As highlighted by several speakers, 2014 looks to be another year of aggressive enforcement activity by the SEC across a wide variety of areas, which will include a renewed emphasis on financial reporting fraud and other potential actions, such as insider trading, FCPA violations, asset management, audit failures and compliance deficiencies.
Key Commissioners' Remarks
Commissioner Luis Aguilar noted the achievements of the Commission since he was first appointed in 2009, including the consideration of more than 230 rule-making releases, as well as 15,000 enforcement recommendations. Commissioner Aguilar highlighted the need to address growing cyber threats and discussed a 2012 global survey of market participants, which reflected that 89 percent of participants identified cyber threats as a significant systematic risk, and 53 percent reported to have personally experienced a cyber attack. Commissioner Aguilar also stated that the Commission should focus on more stringent requirements for transfer agents as a means to protect small investors, especially in the wake of ongoing rule-making (i.e., the Dodd-Frank Act and the JOBS Act, including crowd-funding and the loosening of registration requirements).
Commissioner Daniel Gallagher spoke critically of the "monstrous" Dodd-Frank Act, including how the many rule-makings were "irrelevant" to the Commission's mandate. Commissioner Gallagher also pushed back against the criticisms of the Commission following the financial crisis, which he claimed placed inordinate blame on the Commission (rather than also on other regulators and the legislature). Commissioner Gallagher noted the absence of any real debate on the Commission's role in the financial crisis.
Commissioner Kara Stein, in contrast, suggested that the Commission embrace the rule-making responsibilities of the Dodd-Frank Act and the JOBS Act and encouraged the Commission to work with other financial regulators to leverage the relationships for the betterment of the economy and investors.

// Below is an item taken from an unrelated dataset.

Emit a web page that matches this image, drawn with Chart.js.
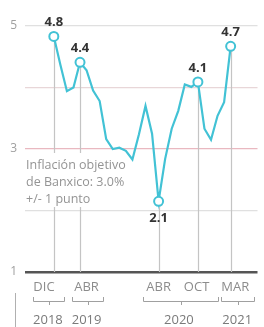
<!DOCTYPE html>
<html>
<head>
<meta charset="utf-8">
<script src="https://cdn.jsdelivr.net/npm/chart.js@4"></script>
<style>
  html, body { margin: 0; padding: 0; background: #fff; }
  #wrap { position: relative; width: 264px; height: 327px; }
</style>
</head>
<body>
<div id="wrap"><canvas id="inflChart" width="264" height="327"></canvas></div>
<script>
// monthly inflation, Dec 2018 .. Mar 2021
const months = ['DIC18','ENE19','FEB19','MAR19','ABR19','MAY19','JUN19','JUL19','AGO19','SEP19','OCT19','NOV19','DIC19',
  'ENE20','FEB20','MAR20','ABR20','MAY20','JUN20','JUL20','AGO20','SEP20','OCT20','NOV20','DIC20','ENE21','FEB21','MAR21'];
const inflation = [4.83, 4.37, 3.94, 4.00, 4.41, 4.28, 3.95, 3.78, 3.16, 3.00, 3.02, 2.97, 2.83,
  3.24, 3.70, 3.25, 2.15, 2.84, 3.33, 3.62, 4.05, 4.01, 4.09, 3.33, 3.15, 3.54, 3.76, 4.67];
// highlighted points and how their label sits
const highlight = [0, 4, 16, 22, 27];
const highlightText = ['4.8', '4.4', '2.1', '4.1', '4.7'];
const highlightBelow = [false, false, true, false, false];
// bottom axis labels
const monthLabels = ['DIC', 'ABR', 'ABR', 'OCT', 'MAR'];
const yearLabels = ['2018', '2019', '2020', '2021'];
const yTickLabels = [1, 3, 5];
const noteLines = ['Inflación objetivo', 'de Banxico: 3.0%', '+/- 1 punto'];

// layout (index units on the x scale)
const monthLabelPos = [-1.5, 5.0, 16.0, 21.8, 27.7];
const yearPos = [-0.9, 5.0, 19.1, 28.0];
const bracketPos = [[-3.2, 1.5], [2.7, 7.5], [13.6, 25.0], [25.5, 30.6]];

const lineColor = '#42c2d5';

const extras = {
  id: 'extras',
  beforeDatasetsDraw(chart) {
    const { ctx, scales: { x, y }, chartArea } = chart;
    ctx.save();
    // drop lines
    ctx.strokeStyle = '#c4c4c4';
    ctx.lineWidth = 1.2;
    highlight.forEach(i => {
      const px = Math.round(x.getPixelForValue(i)) + 0.5;
      ctx.beginPath();
      ctx.moveTo(px, y.getPixelForValue(inflation[i]));
      ctx.lineTo(px, chartArea.bottom);
      ctx.stroke();
    });
    // note box
    ctx.fillStyle = '#fff';
    ctx.fillRect(chartArea.left, 153, 108, 54);
    ctx.fillStyle = '#949494';
    ctx.font = '12.5px "Open Sans"';
    ctx.textAlign = 'left';
    ctx.textBaseline = 'middle';
    noteLines.forEach((t, k) => ctx.fillText(t, chartArea.left + 1, 165 + k * 17));
    ctx.restore();
  },
  afterDatasetsDraw(chart) {
    const { ctx, scales: { x, y } } = chart;
    ctx.save();
    // value labels
    ctx.fillStyle = '#333';
    ctx.font = 'bold 13px "Open Sans"';
    ctx.textAlign = 'center';
    ctx.textBaseline = 'middle';
    highlight.forEach((i, k) => {
      const px = x.getPixelForValue(i);
      const py = y.getPixelForValue(inflation[i]);
      ctx.fillText(highlightText[k], px, highlightBelow[k] ? py + 17 : py - 14);
    });
    // month labels
    ctx.fillStyle = '#8c8c8c';
    ctx.font = '13px "Open Sans"';
    monthLabels.forEach((t, k) => ctx.fillText(t, x.getPixelForValue(monthLabelPos[k]), 287));
    // brackets
    ctx.strokeStyle = '#a0a0a0';
    ctx.lineWidth = 1;
    bracketPos.forEach(([a, b]) => {
      const l = Math.round(x.getPixelForValue(a)) + 0.5;
      const r = Math.round(x.getPixelForValue(b)) + 0.5;
      const m = Math.round((l + r) / 2) + 0.5;
      ctx.beginPath();
      ctx.moveTo(l, 297); ctx.lineTo(l, 301.5); ctx.lineTo(r, 301.5); ctx.lineTo(r, 297);
      ctx.moveTo(m, 301.5); ctx.lineTo(m, 305);
      ctx.stroke();
    });
    // years
    ctx.fillStyle = '#7a7a7a';
    ctx.font = '13px "Open Sans"';
    yearLabels.forEach((t, k) => ctx.fillText(t, x.getPixelForValue(yearPos[k]), 320));
    // left border stub
    ctx.strokeStyle = '#b0b0b0';
    ctx.beginPath();
    ctx.moveTo(15.5, 293); ctx.lineTo(15.5, 327);
    ctx.stroke();
    ctx.restore();
  }
};

new Chart(document.getElementById('inflChart'), {
  type: 'line',
  data: {
    datasets: [{
      data: inflation.map((v, i) => ({ x: i, y: v })),
      borderColor: lineColor,
      borderWidth: 2.2,
      tension: 0,
      pointRadius: ctx => highlight.includes(ctx.dataIndex) ? 4.5 : 0,
      pointBorderWidth: 2,
      pointBackgroundColor: '#fff',
      pointBorderColor: lineColor
    }]
  },
  options: {
    responsive: false,
    animation: false,
    layout: { padding: { top: 26, bottom: 55, right: 6 } },
    plugins: { legend: { display: false }, tooltip: { enabled: false } },
    scales: {
      x: {
        type: 'linear',
        min: -4.4,
        max: 31.1,
        display: false
      },
      y: {
        min: 1,
        max: 5,
        afterBuildTicks: axis => { axis.ticks = [1, 2, 3, 4, 5].map(v => ({ value: v })); },
        afterFit: axis => { axis.width = 25; },
        border: { display: false },
        grid: {
          drawTicks: false,
          color: c => c.tick.value === 1 ? '#555' : c.tick.value === 3 ? '#e9b8c0' : c.tick.value === 4 ? '#e8d6d8' : '#e0e0e0',
          lineWidth: c => c.tick.value === 1 ? 2.5 : 1.2
        },
        ticks: {
          padding: 8,
          color: '#a0a0a0',
          font: { family: 'Open Sans', size: 12 },
          callback: v => yTickLabels.includes(v) ? String(v) : ''
        }
      }
    }
  },
  plugins: [extras]
});
</script>
</body>
</html>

Commissioner Michael Piwower addressed three surprises in his short tenure at the Commission, which included the Staff's heavy workload (including in connection with rule-making for the Dodd-Frank Act and the JOBS Act), the amount of collaboration between divisions within the Commission, and the enhanced role of economic analysis. Commissioner Piwower highlighted the advantages of economic analysis beyond simply a cost-benefit analysis. He also stressed the nonpartisan nature of economic analysis and noted the enhanced integration of economic analysis in the regulatory framework. Commissioner Piwower emphasized that economic analysis is relevant to not simply rulemaking, but also to supporting compliance, litigation and research.